* START Dataset excerpt *

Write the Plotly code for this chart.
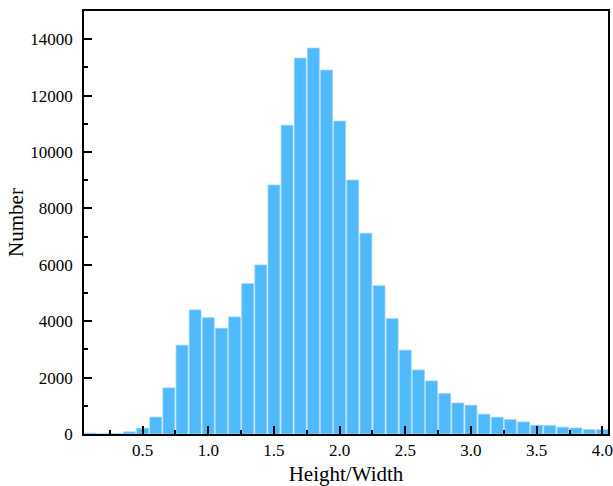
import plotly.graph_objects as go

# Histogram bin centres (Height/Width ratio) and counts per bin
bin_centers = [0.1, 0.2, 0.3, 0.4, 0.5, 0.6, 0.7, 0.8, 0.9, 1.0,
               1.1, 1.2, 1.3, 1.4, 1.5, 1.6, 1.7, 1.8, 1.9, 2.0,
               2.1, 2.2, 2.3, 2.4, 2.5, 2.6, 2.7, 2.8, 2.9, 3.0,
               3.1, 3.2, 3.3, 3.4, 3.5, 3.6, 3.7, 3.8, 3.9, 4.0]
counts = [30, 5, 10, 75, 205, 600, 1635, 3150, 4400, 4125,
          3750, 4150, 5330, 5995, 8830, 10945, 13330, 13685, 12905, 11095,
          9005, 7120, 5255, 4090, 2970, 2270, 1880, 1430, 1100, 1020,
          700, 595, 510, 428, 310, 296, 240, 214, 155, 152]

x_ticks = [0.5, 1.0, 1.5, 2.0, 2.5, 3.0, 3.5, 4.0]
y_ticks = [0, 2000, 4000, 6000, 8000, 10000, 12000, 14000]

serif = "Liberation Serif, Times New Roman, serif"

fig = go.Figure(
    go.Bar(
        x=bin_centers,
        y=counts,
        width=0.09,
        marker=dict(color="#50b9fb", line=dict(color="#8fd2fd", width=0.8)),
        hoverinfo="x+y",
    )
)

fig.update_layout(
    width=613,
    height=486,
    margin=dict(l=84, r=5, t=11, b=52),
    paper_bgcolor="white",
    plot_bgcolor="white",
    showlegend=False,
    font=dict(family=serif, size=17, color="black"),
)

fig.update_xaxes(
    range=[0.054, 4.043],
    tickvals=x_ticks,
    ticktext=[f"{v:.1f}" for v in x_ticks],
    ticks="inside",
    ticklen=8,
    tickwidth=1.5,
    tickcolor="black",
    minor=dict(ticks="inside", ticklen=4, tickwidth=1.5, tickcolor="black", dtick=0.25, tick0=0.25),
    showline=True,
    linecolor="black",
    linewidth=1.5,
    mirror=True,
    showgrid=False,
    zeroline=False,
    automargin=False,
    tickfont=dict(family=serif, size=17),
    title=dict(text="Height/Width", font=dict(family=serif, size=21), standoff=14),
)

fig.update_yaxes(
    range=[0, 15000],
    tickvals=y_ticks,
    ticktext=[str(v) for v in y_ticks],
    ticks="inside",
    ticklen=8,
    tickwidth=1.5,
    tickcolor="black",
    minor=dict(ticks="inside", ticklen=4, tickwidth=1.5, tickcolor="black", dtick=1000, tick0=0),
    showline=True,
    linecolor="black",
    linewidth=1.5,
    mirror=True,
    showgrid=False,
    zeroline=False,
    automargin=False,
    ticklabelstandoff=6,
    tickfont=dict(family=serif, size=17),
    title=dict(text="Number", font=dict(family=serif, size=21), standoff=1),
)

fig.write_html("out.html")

* END Dataset excerpt *

What is being asked. Make an exact copy of the lines from the top of the material through the line with "Serif, Times New", pictures excluded.

Task solution.
Write the Plotly code for this chart.
import plotly.graph_objects as go

# Histogram bin centres (Height/Width ratio) and counts per bin
bin_centers = [0.1, 0.2, 0.3, 0.4, 0.5, 0.6, 0.7, 0.8, 0.9, 1.0,
               1.1, 1.2, 1.3, 1.4, 1.5, 1.6, 1.7, 1.8, 1.9, 2.0,
               2.1, 2.2, 2.3, 2.4, 2.5, 2.6, 2.7, 2.8, 2.9, 3.0,
               3.1, 3.2, 3.3, 3.4, 3.5, 3.6, 3.7, 3.8, 3.9, 4.0]
counts = [30, 5, 10, 75, 205, 600, 1635, 3150, 4400, 4125,
          3750, 4150, 5330, 5995, 8830, 10945, 13330, 13685, 12905, 11095,
          9005, 7120, 5255, 4090, 2970, 2270, 1880, 1430, 1100, 1020,
          700, 595, 510, 428, 310, 296, 240, 214, 155, 152]

x_ticks = [0.5, 1.0, 1.5, 2.0, 2.5, 3.0, 3.5, 4.0]
y_ticks = [0, 2000, 4000, 6000, 8000, 10000, 12000, 14000]

serif = "Liberation Serif, Times New Roman, serif"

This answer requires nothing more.